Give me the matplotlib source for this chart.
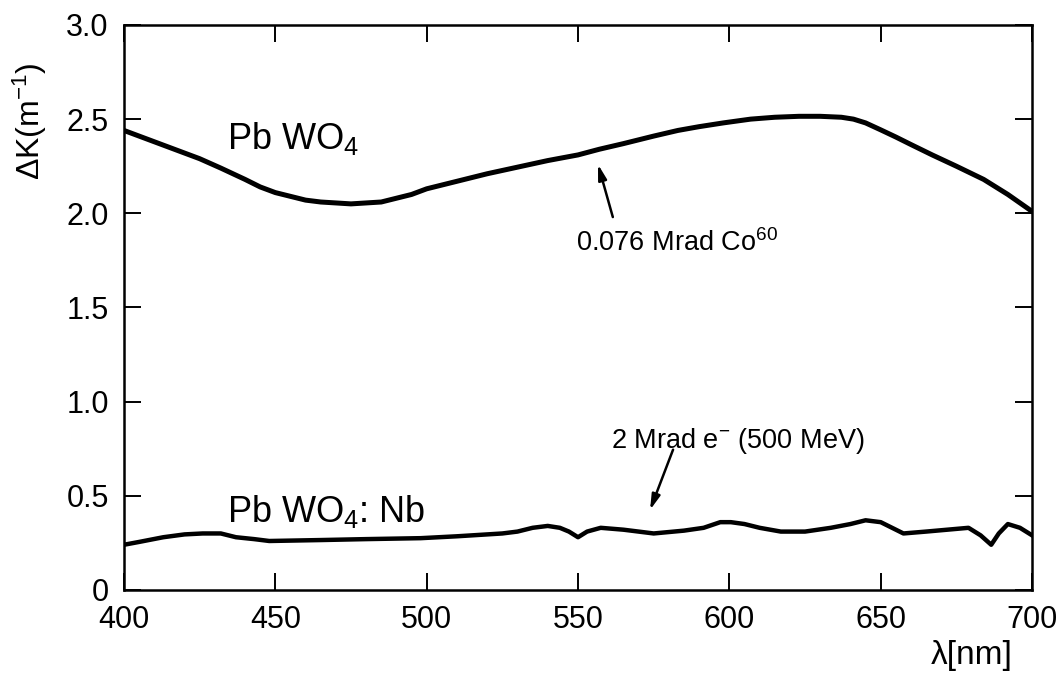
import matplotlib
matplotlib.use('Agg')
from matplotlib import rcParams
rcParams['font.family'] = ['Liberation Sans', 'DejaVu Sans']
rcParams['mathtext.fontset'] = 'custom'
rcParams['mathtext.rm'] = 'Liberation Sans'
rcParams['mathtext.it'] = 'Liberation Sans:italic'
rcParams['mathtext.default'] = 'regular'
import matplotlib.pyplot as plt

# Pb WO4, 0.076 Mrad Co60
wl_pure = [400, 405, 410, 415, 425, 432, 440, 445, 450, 455, 460, 465, 470,
           475, 480, 485, 490, 495, 500, 510, 520, 530, 540, 550, 557, 565,
           575, 583, 590, 598, 607, 615, 623, 630, 637, 641, 645, 650, 655,
           660, 667, 675, 684, 692, 700]
dk_pure = [2.44, 2.41, 2.38, 2.35, 2.29, 2.24, 2.18, 2.14, 2.11, 2.09, 2.07,
           2.06, 2.055, 2.05, 2.055, 2.06, 2.08, 2.10, 2.13, 2.17, 2.21, 2.245,
           2.28, 2.31, 2.34, 2.37, 2.41, 2.44, 2.46, 2.48, 2.50, 2.51, 2.515,
           2.515, 2.51, 2.50, 2.48, 2.443, 2.405, 2.365, 2.31, 2.25, 2.18, 2.10,
           2.01]

# Pb WO4:Nb, 2 Mrad e- (500 MeV)
wl_nb = [400, 405, 413, 420, 426, 432, 437, 443, 448, 465, 480, 498, 510,
         525, 530, 535, 540, 544, 547, 550, 553, 557.5, 565, 575, 585, 591.5,
         597, 600.5, 605, 610, 617, 625, 633.5, 640, 645, 650, 657.5, 665,
         672, 679, 683, 686.5, 689, 692, 696, 700]
dk_nb = [0.24, 0.255, 0.28, 0.295, 0.30, 0.30, 0.28, 0.27, 0.26, 0.265, 0.27,
         0.275, 0.285, 0.30, 0.31, 0.33, 0.34, 0.33, 0.31, 0.28, 0.31, 0.33,
         0.32, 0.30, 0.315, 0.33, 0.36, 0.36, 0.35, 0.33, 0.31, 0.31, 0.33,
         0.35, 0.37, 0.36, 0.30, 0.31, 0.32, 0.33, 0.29, 0.24, 0.30, 0.35,
         0.33, 0.29]

xticks = [400, 450, 500, 550, 600, 650, 700]
yticks = [0, 0.5, 1.0, 1.5, 2.0, 2.5, 3.0]
ytick_labels = ['0', '0.5', '1.0', '1.5', '2.0', '2.5', '3.0']

fig = plt.figure(figsize=(10.64, 6.86), dpi=100)
ax = fig.add_axes([0.1165, 0.140, 0.8535, 0.8236])

ax.plot(wl_pure, dk_pure, color='k', lw=3.6, solid_joinstyle='round')
ax.plot(wl_nb, dk_nb, color='k', lw=3.2, solid_joinstyle='round')

ax.set_xlim(400, 700)
ax.set_ylim(0, 3.0)
ax.set_xticks(xticks)
ax.set_yticks(yticks)
ax.set_yticklabels(ytick_labels)
ax.tick_params(direction='in', length=12, width=1.4, labelsize=22, pad=11,
               top=True, right=True)
for s in ax.spines.values():
    s.set_linewidth(1.8)

# labels
ax.set_ylabel('ΔK(m$^{-1}$)', fontsize=23)
ax.yaxis.set_label_coords(-0.082, 0.83)
ax.set_xlabel('λ[nm]', fontsize=24)
ax.xaxis.set_label_coords(0.934, -0.088)

ax.text(434, 2.34, 'Pb WO$_4$', fontsize=26, va='baseline')
ax.text(434, 0.36, 'Pb WO$_4$: Nb', fontsize=26, va='baseline')
ax.text(549.3, 1.80, '0.076 Mrad Co$^{60}$', fontsize=19.5, va='baseline')
ax.text(561, 0.755, '2 Mrad e$^{-}$ (500 MeV)', fontsize=19.5, va='baseline')

arrow = dict(arrowstyle='-|>,head_length=0.9,head_width=0.25', lw=1.8,
             color='k', shrinkA=0, shrinkB=0)
ax.annotate('', xy=(556.6, 2.26), xytext=(561.5, 1.98), arrowprops=arrow)
ax.annotate('', xy=(573.8, 0.425), xytext=(581.4, 0.745), arrowprops=arrow)

plt.savefig('out.png', dpi=100)
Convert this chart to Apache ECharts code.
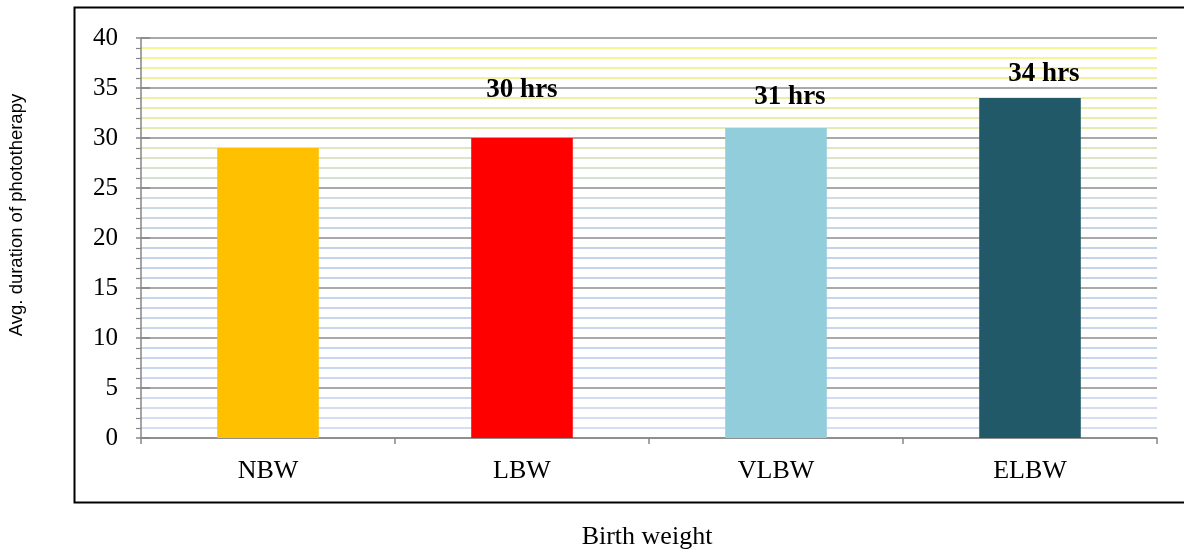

**TO BE DONE**
Leave the pictures out and repeat exactly the lines from the beginning of the records to the line bearing "import matplotlib.pyplot as plt", both ends counted.

**RESULT**
Give me the matplotlib source for this chart.
import matplotlib
matplotlib.use('Agg')
from matplotlib import rcParams
rcParams['font.family'] = ['Liberation Sans', 'DejaVu Sans']
rcParams['mathtext.fontset'] = 'custom'
rcParams['mathtext.rm'] = 'Liberation Sans'
rcParams['mathtext.it'] = 'Liberation Sans:italic'
rcParams['mathtext.default'] = 'regular'
import matplotlib.pyplot as plt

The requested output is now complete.